Induced map between zeroth homology groups an isomorphism?

Question

Suppose that $n,m$ are integers such that $n > m$. I know that the singular homology groups $H_0(\Bbb{R}P^n;\Bbb{Z})$ and $H_0(\Bbb{R}P^m;\Bbb{Z})$ are both isomorphic to $\Bbb{Z}$. Now suppose I look now at homology with $\Bbb{Z}/2\Bbb{Z}$ coefficients. My setup of maps is as follows: I have $g: S^n \to S^n$ and $g':S^m \to S^m$ antipodal maps and a continuous map $\phi : S^n \to S^m$ such that $$g'\circ \phi = \phi \circ g$$

Now from $\phi$, I obtain an induced map between quotient spaces $\psi : \Bbb{R}P^n \to \Bbb{R}P^m$. This $\psi$ in turn induces a map

$$\psi_\ast : H_0(\Bbb{R}P^n;\Bbb{Z}/2\Bbb{Z})\longrightarrow H_0(\Bbb{R}P^m;\Bbb{Z}/2\Bbb{Z}).$$

Why should $\psi_\ast$ be an isomorphism? I am trying to reason this out using the map $$\begin{eqnarray*}f :& C_0(\Bbb{R}P^n;\Bbb{Z}/2\Bbb{Z}) &\longrightarrow C_0(\Bbb{R}P^m;\Bbb{Z}/2\Bbb{Z}) \\ &\sigma& \mapsto \psi \circ \sigma \end{eqnarray*} $$

where $\sigma : \Delta^0 \to \Bbb{R}P^n$ is a singular $0$ - chain. Does $\psi_\ast$ being an isomorphism come from $f$ being one? I can see that $f$ is surjective (using lifting properties) while does injectivity of $f$ come from the fact that we are now talking of maps from a point to $\Bbb{R}P^n$?

Thanks.

Answer 1

A map $\Delta^0 \to X$ is just a point $x\in X$, so we can identify $C_0(X) = \mathbb ZX$ (free $\mathbb Z$ module on basis $X$). What does it mean for two points $x, x'\in C_0(X)$ to become identified in $H_0(X)$? It means that there is a map $p: I \cong \Delta^1 \to X$ such that $p(0) - p(1) = x - x'$, and so $p(0) = x$ and $p(1) = x'$. That is, $x$ and $x'$ are in the same path component of $X$. So, $H_0(X) = \mathbb Z \pi_0(X)$ where $\pi_0(X)$ is the set of path components of $X$.
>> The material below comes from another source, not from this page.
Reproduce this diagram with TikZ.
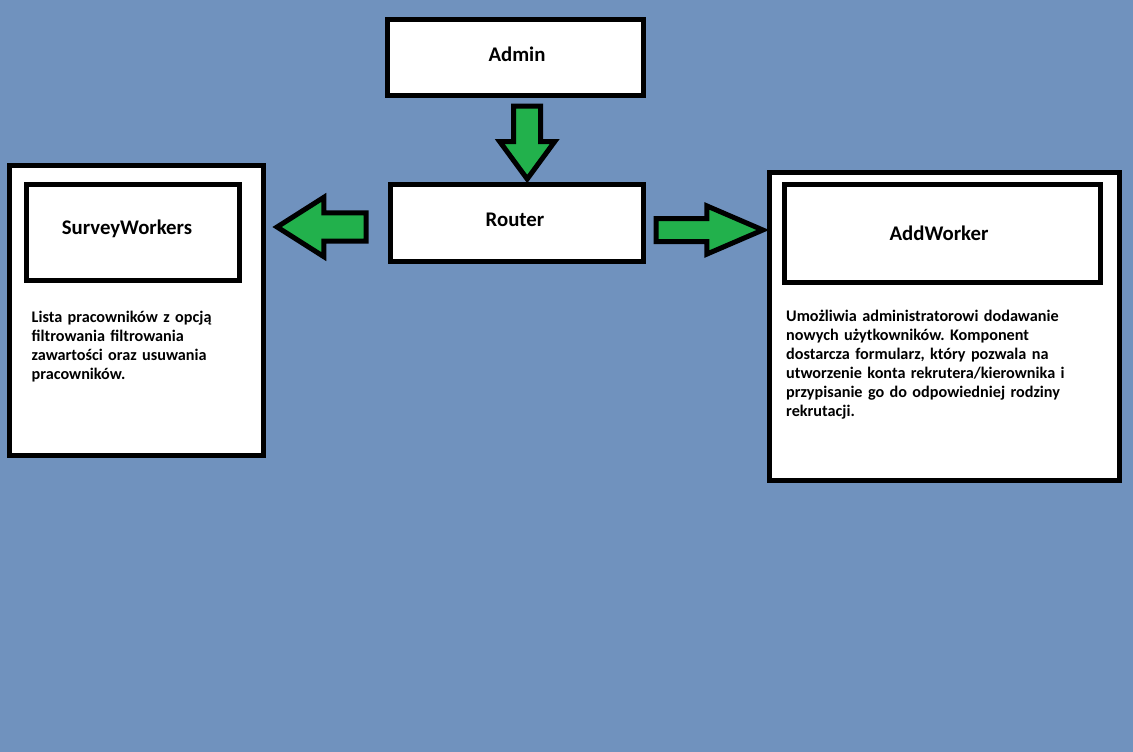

Thus, if any map $X\to Y$ induces a $\pi_0$ isomorphism, it follows that it also induces an $H_0$ isomorphism. If both spaces are path connected, this is automatic.

All of this goes through with any coefficient ring $R$ in place of $\mathbb Z$, by the way.